I think we have… a common understanding of culture viewed as a process of becoming, through cultivation. The usage is spiritual and expresses an ideal of human endevour-perfection, wholeness. The impact of true education on the ways enlightened people deal with social and political issues, human achievement, the influence of Western civilisation, ethnicity and tribalism…is real if you are interpreting events right... (Mphahlele, 2005: 2).

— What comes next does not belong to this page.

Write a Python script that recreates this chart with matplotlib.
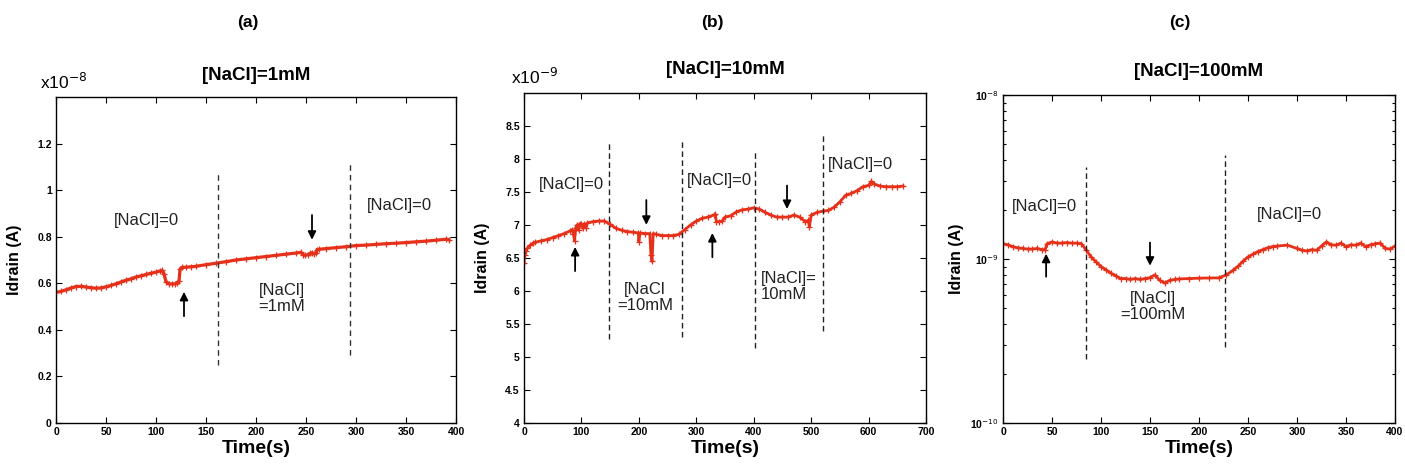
import matplotlib
matplotlib.use("Agg")
import matplotlib.pyplot as plt
import numpy as np

plt.rcParams['font.family'] = ['Liberation Sans', 'DejaVu Sans']

# ---------------- data ----------------
# Panel (a): [NaCl]=1mM, Idrain in units of 1e-8 A
t_a = [0, 5, 10, 15, 20, 25, 30, 35, 40, 45, 50, 55, 60, 65, 70, 75, 80, 85, 90, 95, 100, 104, 106, 108,
       110, 113, 116, 119, 121, 123, 124, 126, 130, 135, 140, 150, 160, 170, 180, 190, 200, 210, 220,
       230, 240, 245, 247, 249, 252, 254, 256, 258, 260, 261, 263, 270, 280, 290, 300, 310, 320, 330,
       340, 350, 360, 370, 380, 390, 393]
i_a = [0.561, 0.565, 0.572, 0.580, 0.586, 0.587, 0.584, 0.581, 0.579, 0.580, 0.585, 0.591, 0.598,
       0.606, 0.613, 0.619, 0.627, 0.632, 0.638, 0.643, 0.648, 0.653, 0.655, 0.640,
       0.607, 0.598, 0.597, 0.598, 0.602, 0.608, 0.660, 0.668, 0.669, 0.671, 0.673, 0.680, 0.686,
       0.693, 0.700, 0.705, 0.710, 0.715, 0.720, 0.725, 0.730, 0.733, 0.722, 0.720, 0.723, 0.728,
       0.731, 0.727, 0.728, 0.745, 0.746, 0.749, 0.753, 0.757, 0.762, 0.764, 0.767, 0.770, 0.772,
       0.775, 0.778, 0.781, 0.785, 0.789, 0.787]
vlines_a = [162, 294]

# Panel (b): [NaCl]=10mM, Idrain in units of 1e-9 A
t_b = [0, 1, 3, 6, 10, 15, 20, 30, 40, 50, 60, 70, 80, 84, 86, 88, 90, 92, 95, 97, 100, 103, 105, 108,
       110, 120, 130, 140, 150, 160, 170, 180, 190, 199, 200, 202, 210, 219, 221, 223, 225, 230, 240,
       250, 260, 270, 280, 290, 300, 310, 320, 330, 333, 335, 340, 345, 350, 360, 370, 380, 390, 400,
       410, 420, 430, 440, 450, 460, 470, 480, 490, 495, 497, 500, 510, 520, 530, 540, 550, 560, 570,
       580, 590, 600, 605, 610, 620, 630, 640, 650, 660]
i_b = [6.42, 6.55, 6.60, 6.65, 6.69, 6.72, 6.74, 6.76, 6.78, 6.81, 6.84, 6.87, 6.91, 6.93, 6.87, 6.76,
       6.95, 7.00, 6.92, 7.02, 7.02, 6.95, 7.02, 6.96, 7.03, 7.05, 7.06, 7.06, 7.01, 6.95, 6.92, 6.90,
       6.89, 6.88, 6.75, 6.88, 6.87, 6.87, 6.55, 6.45, 6.87, 6.86, 6.84, 6.84, 6.84, 6.86, 6.93, 7.00,
       7.06, 7.10, 7.12, 7.15, 7.16, 7.05, 7.05, 7.06, 7.12, 7.14, 7.20, 7.23, 7.24, 7.26, 7.24, 7.19,
       7.15, 7.12, 7.12, 7.12, 7.15, 7.12, 7.05, 7.07, 6.97, 7.15, 7.19, 7.21, 7.22, 7.27, 7.35, 7.45,
       7.48, 7.52, 7.58, 7.60, 7.66, 7.62, 7.59, 7.58, 7.58, 7.58, 7.59]
vlines_b = [148, 275, 403, 521]

# Panel (c): [NaCl]=100mM, Idrain in units of 1e-9 A (log scale)
t_c = [0, 5, 10, 15, 20, 25, 30, 35, 40, 43, 45, 50, 55, 60, 65, 70, 75, 80, 85, 90, 95, 100, 105, 110,
       115, 120, 125, 130, 135, 140, 145, 150, 155, 160, 165, 170, 175, 180, 190, 200, 210, 220, 228,
       235, 240, 245, 250, 255, 260, 265, 270, 275, 280, 290, 300, 305, 310, 315, 320, 325, 330, 335,
       340, 345, 350, 355, 360, 365, 370, 375, 380, 385, 390, 395, 400]
i_c = [1.24, 1.22, 1.19, 1.17, 1.16, 1.15, 1.15, 1.16, 1.14, 1.14, 1.24, 1.27, 1.25, 1.25, 1.26, 1.25,
       1.25, 1.24, 1.13, 1.03, 0.96, 0.90, 0.86, 0.82, 0.79, 0.76, 0.76, 0.75, 0.76, 0.75, 0.76, 0.77,
       0.80, 0.74, 0.715, 0.74, 0.75, 0.756, 0.76, 0.764, 0.766, 0.767, 0.80, 0.855, 0.905, 0.97, 1.03,
       1.07, 1.11, 1.14, 1.17, 1.19, 1.20, 1.215, 1.16, 1.13, 1.12, 1.14, 1.13, 1.20, 1.27, 1.22, 1.215,
       1.25, 1.19, 1.22, 1.215, 1.25, 1.19, 1.22, 1.24, 1.25, 1.16, 1.15, 1.20]
vlines_c = [85, 227]

RED = '#e6301a'
LW = 2.3
MS = 4

fig = plt.figure(figsize=(14.05, 4.71), dpi=100)
W, H = 1405, 471

def ax_at(l, t, r, b):
    return fig.add_axes([l / W, 1 - b / H, (r - l) / W, (b - t) / H])

def style(ax):
    ax.tick_params(direction='in', which='both', top=True, right=True, labelsize=7.5,
                   length=4, width=0.8, pad=3)
    ax.tick_params(which='minor', length=2.5)
    for lab in ax.get_xticklabels() + ax.get_yticklabels():
        lab.set_fontweight('bold')
    for s in ax.spines.values():
        s.set_linewidth(1.0)
    ax.set_xlabel('Time(s)', fontsize=14, fontweight='bold', labelpad=2)
    ax.set_ylabel('Idrain (A)', fontsize=11.5, fontweight='bold', labelpad=4)

def arrow(ax, x, y0, y1):
    ax.annotate('', xy=(x, y1), xytext=(x, y0),
                arrowprops=dict(arrowstyle='-|>', color='black', lw=1.3, mutation_scale=12))

TXT = dict(fontsize=12, color='#222222')
TITLE = dict(fontsize=13.5, fontweight='bold')

# ---- (a)
ax = ax_at(56, 97, 456, 423)
ax.plot(t_a, i_a, '-', color=RED, lw=LW, marker='+', ms=MS, mew=0.9)
ax.set_xlim(0, 400); ax.set_ylim(0, 1.4)
ax.set_xticks(range(0, 401, 50))
ax.set_yticks([0, 0.2, 0.4, 0.6, 0.8, 1.0, 1.2])
ax.set_yticklabels(['0', '0.2', '0.4', '0.6', '0.8', '1', '1.2'])
style(ax)
ax.yaxis.set_label_coords(-0.085, 0.5)
ax.vlines(vlines_a[0], 0.25, 1.07, colors='#333333', linestyles=(0, (4, 3)), lw=1.0)
ax.vlines(vlines_a[1], 0.29, 1.12, colors='#333333', linestyles=(0, (4, 3)), lw=1.0)
ax.text(90, 0.87, '[NaCl]=0', ha='center', va='center', **TXT)
ax.text(343, 0.933, '[NaCl]=0', ha='center', va='center', **TXT)
ax.text(226, 0.535, '[NaCl]\n=1mM', ha='center', va='center', linespacing=1.1, **TXT)
arrow(ax, 128, 0.447, 0.575)
arrow(ax, 256, 0.905, 0.775)
ax.set_title('[NaCl]=1mM', pad=12, **TITLE)
fig.text(40 / W, 1 - 82 / H, r'x10$^{-8}$', fontsize=12.5, ha='left', va='center')
fig.text(248 / W, 1 - 22 / H, '(a)', fontsize=12.5, fontweight='bold', ha='center', va='center')

# ---- (b)
ax = ax_at(524, 93, 926, 423)
ax.plot(t_b, i_b, '-', color=RED, lw=LW - 0.3, marker='+', ms=MS, mew=0.9)
ax.set_xlim(0, 700); ax.set_ylim(4, 9)
ax.set_xticks(range(0, 701, 100))
ax.set_yticks([4, 4.5, 5, 5.5, 6, 6.5, 7, 7.5, 8, 8.5])
ax.set_yticklabels(['4', '4.5', '5', '5.5', '6', '6.5', '7', '7.5', '8', '8.5'])
style(ax)
ax.yaxis.set_label_coords(-0.085, 0.5)
for x, lo, hi in zip(vlines_b, [5.28, 5.30, 5.13, 5.40], [8.27, 8.29, 8.12, 8.39]):
    ax.vlines(x, lo, hi, colors='#222222', linestyles=(0, (4, 2.5)), lw=1.0)
ax.text(82, 7.61, '[NaCl]=0', ha='center', va='center', **TXT)
ax.text(341, 7.67, '[NaCl]=0', ha='center', va='center', **TXT)
ax.text(586, 7.91, '[NaCl]=0', ha='center', va='center', **TXT)
ax.text(211, 5.9, '[NaCl\n=10mM', ha='center', va='center', linespacing=1.1, **TXT)
ax.text(412, 6.07, '[NaCl]=\n10mM', ha='left', va='center', linespacing=1.1, **TXT)
arrow(ax, 89, 6.26, 6.71)
arrow(ax, 213, 7.42, 6.96)
arrow(ax, 328, 6.47, 6.92)
arrow(ax, 458, 7.64, 7.2)
ax.set_title('[NaCl]=10mM', pad=14, **TITLE)
fig.text(511 / W, 1 - 77 / H, r'x10$^{-9}$', fontsize=12.5, ha='left', va='center')
fig.text(712 / W, 1 - 22 / H, '(b)', fontsize=12.5, fontweight='bold', ha='center', va='center')

# ---- (c)
ax = ax_at(1003, 95, 1395, 423)
ax.semilogy(t_c, np.array(i_c) * 1e-9, '-', color=RED, lw=LW - 0.3, marker='+', ms=MS, mew=0.9)
ax.set_xlim(0, 400); ax.set_ylim(1e-10, 1e-8)
ax.set_xticks(range(0, 401, 50))
ax.set_yticks([1e-10, 1e-9, 1e-8])
ax.set_yticklabels([r'10$^{-10}$', r'10$^{-9}$', r'10$^{-8}$'])
style(ax)
ax.yaxis.set_label_coords(-0.1, 0.5)
ax.vlines(vlines_c[0], 2.47e-10, 3.65e-9, colors='#222222', linestyles=(0, (4, 2.5)), lw=1.0)
ax.vlines(vlines_c[1], 2.91e-10, 4.3e-9, colors='#222222', linestyles=(0, (4, 2.5)), lw=1.0)
ax.text(42, 2.09e-9, '[NaCl]=0', ha='center', va='center', **TXT)
ax.text(292, 1.88e-9, '[NaCl]=0', ha='center', va='center', **TXT)
ax.text(153, 5.15e-10, '[NaCl]\n=100mM', ha='center', va='center', linespacing=1.1, **TXT)
arrow(ax, 44, 7.5e-10, 1.12e-9)
arrow(ax, 150, 1.31e-9, 8.75e-10)
ax.set_title('[NaCl]=100mM', pad=14, **TITLE)
fig.text(1180 / W, 1 - 22 / H, '(c)', fontsize=12.5, fontweight='bold', ha='center', va='center')

fig.savefig('out.png', dpi=100)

The above insights, must be read in context. So it’s vital to note, that chronologically Mphahlele’s thoughts, about decolonisation were overtime developed, under his rubric of ‘African Humanism’. In The Fabric of African Culture and Religious Beliefs (1971), Mphahlele listed core tenets, of his ‘African Humanism’. They include 1) believing in a ‘Supreme Being’, this includes respecting one’s ancestors, as spirits thus as intercessors; 2) valuing community over individuality; 3) respecting an African ‘art of healing’, including accepting existence of an ‘African organic world-view (holism)’, not split into the physical, psychic and spiritual realms; 4) grasping religion as spiritual experience; 5) abiding by a moral conduct and 6) grasping that a ‘Soul Force’ or individual and collective memory of African victims, still connects them to Africa.

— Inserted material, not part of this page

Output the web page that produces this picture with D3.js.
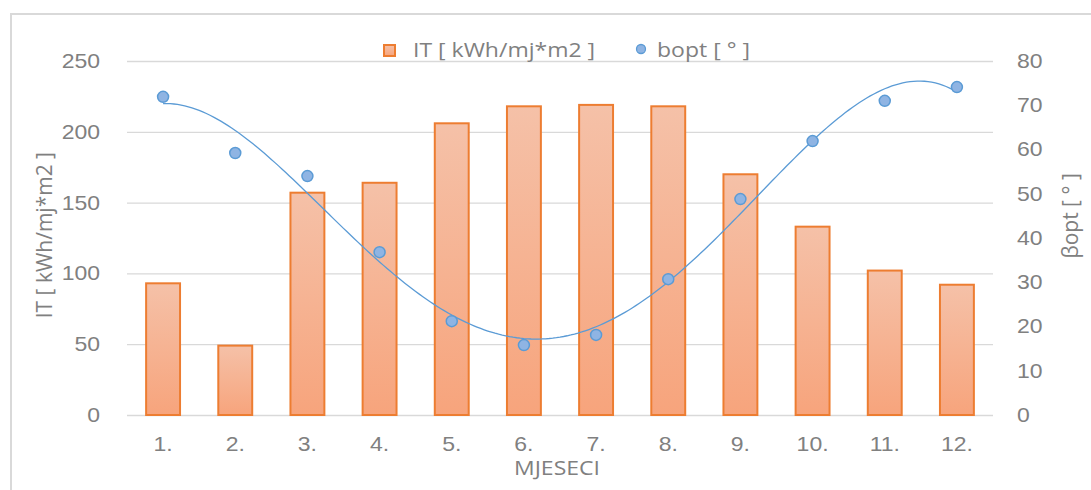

Notably Mphahlele’s ‘African Humanism’ also considered insights, from global scholars, who alluded to ‘Western Humanism’. Mphahlele listed ‘five mainstreams of Humanism’, which he explained first rose to prominence, since the Renaissance (AD1300-AD1600), placing ‘African Humanism’ as a fifth form, of ‘humanism’. In short according to Samuel Raditlhalo (2002, 126), Mphahlele explained “African Humanism as two levels of behavior in a human context- as a state of mind and as a purposeful act of knowing”. Indeed for Mphahlele, he opined that “In every colonized person there are two selves: the indigenous (traditional self) and the other self imposed by the colonizer” (Mphahlele, 2004:284). In an inaugural lecture at Wits, in 1983 Mphahlele argued that “All colonized people have a dual personality: the indigenous and the super-imposed, the latter deriving from Europe’s colonizing enterprise” (Mphahlele, 2004:21). His decolonial jargon included terms, such as ‘crisis of consciousness’; ‘ethnic idioms’; ‘synthesis of an African and the West in themselves’; ‘an African idiom’ and ‘ethnic imperatives’. Mphahlele explained that he had come to regard himself, as an “integrationist” (Mphahlele, 2004:82), “something to do with self-reconciliation and adaptation to existing realities” (Mphahlele, 2004:82). Ultimately such ontological erudition, dialogues with South Africa’s diverse culture(s).